» **Task objective**:
Below is some material; set it all down exactly, apart from the pictures.

(Records contained in a dataset)
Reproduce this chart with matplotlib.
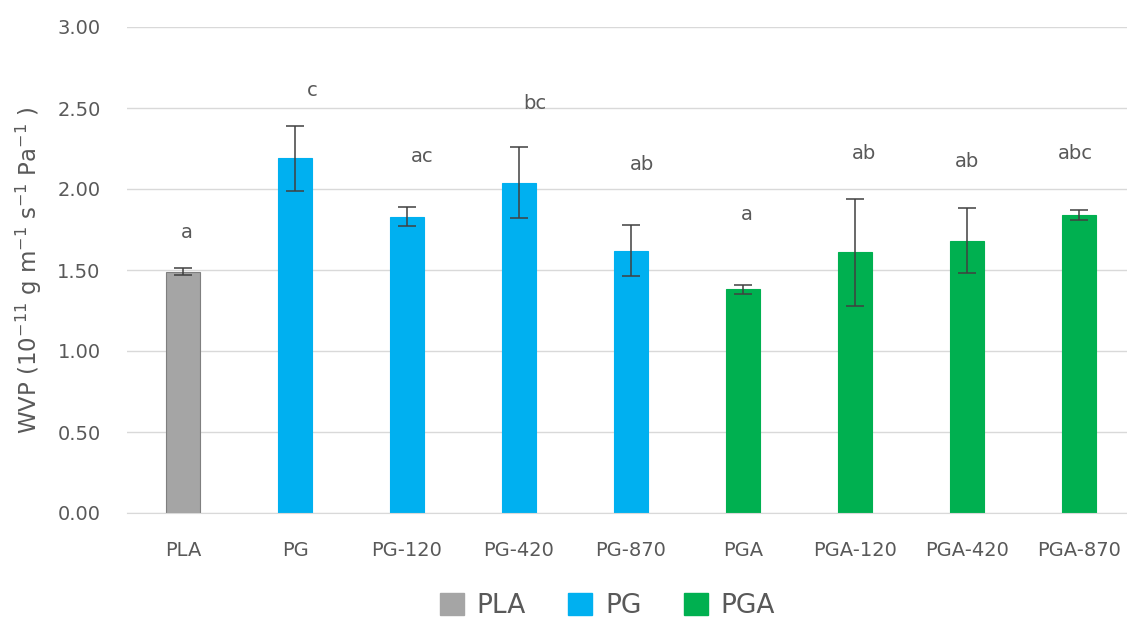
import numpy as np
import matplotlib.pyplot as plt
from matplotlib.patches import Patch

# WVP of the films (mean and std dev), with significance letters
samples = ["PLA", "PG", "PG-120", "PG-420", "PG-870",
           "PGA", "PGA-120", "PGA-420", "PGA-870"]
groups = ["PLA", "PG", "PG", "PG", "PG", "PGA", "PGA", "PGA", "PGA"]
wvp = [1.49, 2.19, 1.83, 2.04, 1.62, 1.38, 1.61, 1.68, 1.84]
wvp_sd = [0.02, 0.20, 0.06, 0.22, 0.16, 0.03, 0.33, 0.20, 0.03]
letters = ["a", "c", "ac", "bc", "ab", "a", "ab", "ab", "abc"]
letter_y = [1.73, 2.61, 2.20, 2.53, 2.15, 1.84, 2.22, 2.17, 2.22]

group_colors = {"PLA": "#A5A5A5", "PG": "#00B0F0", "PGA": "#00B050"}
text_color = "#595959"

plt.rcParams["font.family"] = ["DejaVu Sans"]

fig = plt.figure(figsize=(11.27, 6.28), dpi=100)
ax = fig.add_axes([127 / 1127, 1 - 513 / 628, 1008 / 1127, 486 / 628])

x = np.arange(len(samples))
colors = [group_colors[g] for g in groups]
edges = ["#7F7F7F" if g == "PLA" else c for g, c in zip(groups, colors)]
ax.bar(x, wvp, width=0.31, color=colors, edgecolor=edges, linewidth=0.8, zorder=2)
ax.errorbar(x, wvp, yerr=wvp_sd, fmt="none", ecolor="#404040",
            elinewidth=1.1, capsize=6.5, capthick=1.1, zorder=3)

# letters sit a little right of the bar centre
offsets = [0.03, 0.15, 0.14, 0.14, 0.10, 0.03, 0.08, 0.0, -0.03]
for xi, dx, yl, lt in zip(x, offsets, letter_y, letters):
    ax.text(xi + dx, yl, lt, ha="center", va="center", fontsize=14, color=text_color)

ax.set_xlim(-0.5, 8.5)
ax.set_ylim(0, 3.0)
ax.set_yticks(np.arange(0, 3.01, 0.5))
ax.set_yticklabels([f"{v:.2f}" for v in np.arange(0, 3.01, 0.5)])
ax.set_xticks(x)
ax.set_xticklabels(samples)
ax.grid(axis="y", color="#D9D9D9", linewidth=1.0, zorder=0)
for s in ["top", "right", "left"]:
    ax.spines[s].set_visible(False)
ax.spines["bottom"].set_color("#D9D9D9")
ax.tick_params(axis="both", length=0, labelsize=14, labelcolor=text_color)
ax.tick_params(axis="y", pad=19)
ax.tick_params(axis="x", pad=20)

ax.set_ylabel(r"WVP (10$^{-11}$ g m$^{-1}$ s$^{-1}$ Pa$^{-1}$ )",
              fontsize=16.5, color=text_color)
ax.yaxis.set_label_coords(-0.082, 0.5)

handles = [Patch(facecolor=group_colors[g], edgecolor=group_colors[g]) for g in ["PLA", "PG", "PGA"]]
fig.legend(handles, ["PLA", "PG", "PGA"], loc="center", bbox_to_anchor=(0.539, 0.035),
           ncol=3, frameon=False, fontsize=19, labelcolor=text_color,
           handlelength=0.9, handleheight=0.9, handletextpad=0.5, columnspacing=1.6)

fig.savefig("out.png", dpi=100)
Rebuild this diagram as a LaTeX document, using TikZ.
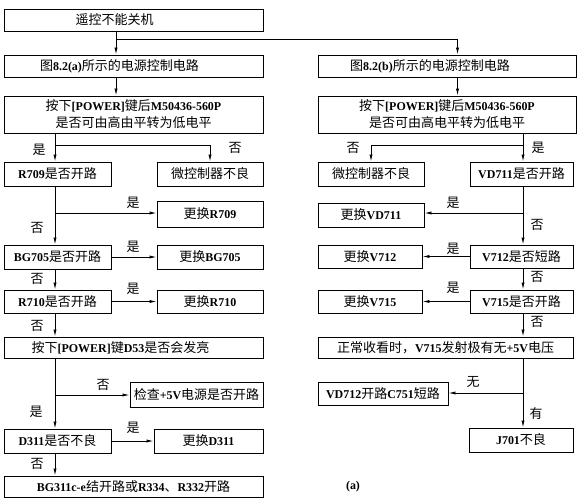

» **Expected answer**:
Reproduce this chart with matplotlib.
import numpy as np
import matplotlib.pyplot as plt
from matplotlib.patches import Patch

# WVP of the films (mean and std dev), with significance letters
samples = ["PLA", "PG", "PG-120", "PG-420", "PG-870",
           "PGA", "PGA-120", "PGA-420", "PGA-870"]
groups = ["PLA", "PG", "PG", "PG", "PG", "PGA", "PGA", "PGA", "PGA"]
wvp = [1.49, 2.19, 1.83, 2.04, 1.62, 1.38, 1.61, 1.68, 1.84]
wvp_sd = [0.02, 0.20, 0.06, 0.22, 0.16, 0.03, 0.33, 0.20, 0.03]
letters = ["a", "c", "ac", "bc", "ab", "a", "ab", "ab", "abc"]
letter_y = [1.73, 2.61, 2.20, 2.53, 2.15, 1.84, 2.22, 2.17, 2.22]

group_colors = {"PLA": "#A5A5A5", "PG": "#00B0F0", "PGA": "#00B050"}
text_color = "#595959"

plt.rcParams["font.family"] = ["DejaVu Sans"]

fig = plt.figure(figsize=(11.27, 6.28), dpi=100)
ax = fig.add_axes([127 / 1127, 1 - 513 / 628, 1008 / 1127, 486 / 628])

x = np.arange(len(samples))
colors = [group_colors[g] for g in groups]
edges = ["#7F7F7F" if g == "PLA" else c for g, c in zip(groups, colors)]
ax.bar(x, wvp, width=0.31, color=colors, edgecolor=edges, linewidth=0.8, zorder=2)
ax.errorbar(x, wvp, yerr=wvp_sd, fmt="none", ecolor="#404040",
            elinewidth=1.1, capsize=6.5, capthick=1.1, zorder=3)

# letters sit a little right of the bar centre
offsets = [0.03, 0.15, 0.14, 0.14, 0.10, 0.03, 0.08, 0.0, -0.03]
for xi, dx, yl, lt in zip(x, offsets, letter_y, letters):
    ax.text(xi + dx, yl, lt, ha="center", va="center", fontsize=14, color=text_color)

ax.set_xlim(-0.5, 8.5)
ax.set_ylim(0, 3.0)
ax.set_yticks(np.arange(0, 3.01, 0.5))
ax.set_yticklabels([f"{v:.2f}" for v in np.arange(0, 3.01, 0.5)])
ax.set_xticks(x)
ax.set_xticklabels(samples)
ax.grid(axis="y", color="#D9D9D9", linewidth=1.0, zorder=0)
for s in ["top", "right", "left"]:
    ax.spines[s].set_visible(False)
ax.spines["bottom"].set_color("#D9D9D9")
ax.tick_params(axis="both", length=0, labelsize=14, labelcolor=text_color)
ax.tick_params(axis="y", pad=19)
ax.tick_params(axis="x", pad=20)

ax.set_ylabel(r"WVP (10$^{-11}$ g m$^{-1}$ s$^{-1}$ Pa$^{-1}$ )",
              fontsize=16.5, color=text_color)
ax.yaxis.set_label_coords(-0.082, 0.5)

handles = [Patch(facecolor=group_colors[g], edgecolor=group_colors[g]) for g in ["PLA", "PG", "PGA"]]
fig.legend(handles, ["PLA", "PG", "PGA"], loc="center", bbox_to_anchor=(0.539, 0.035),
           ncol=3, frameon=False, fontsize=19, labelcolor=text_color,
           handlelength=0.9, handleheight=0.9, handletextpad=0.5, columnspacing=1.6)

fig.savefig("out.png", dpi=100)
Rebuild this diagram as a LaTeX document, using TikZ.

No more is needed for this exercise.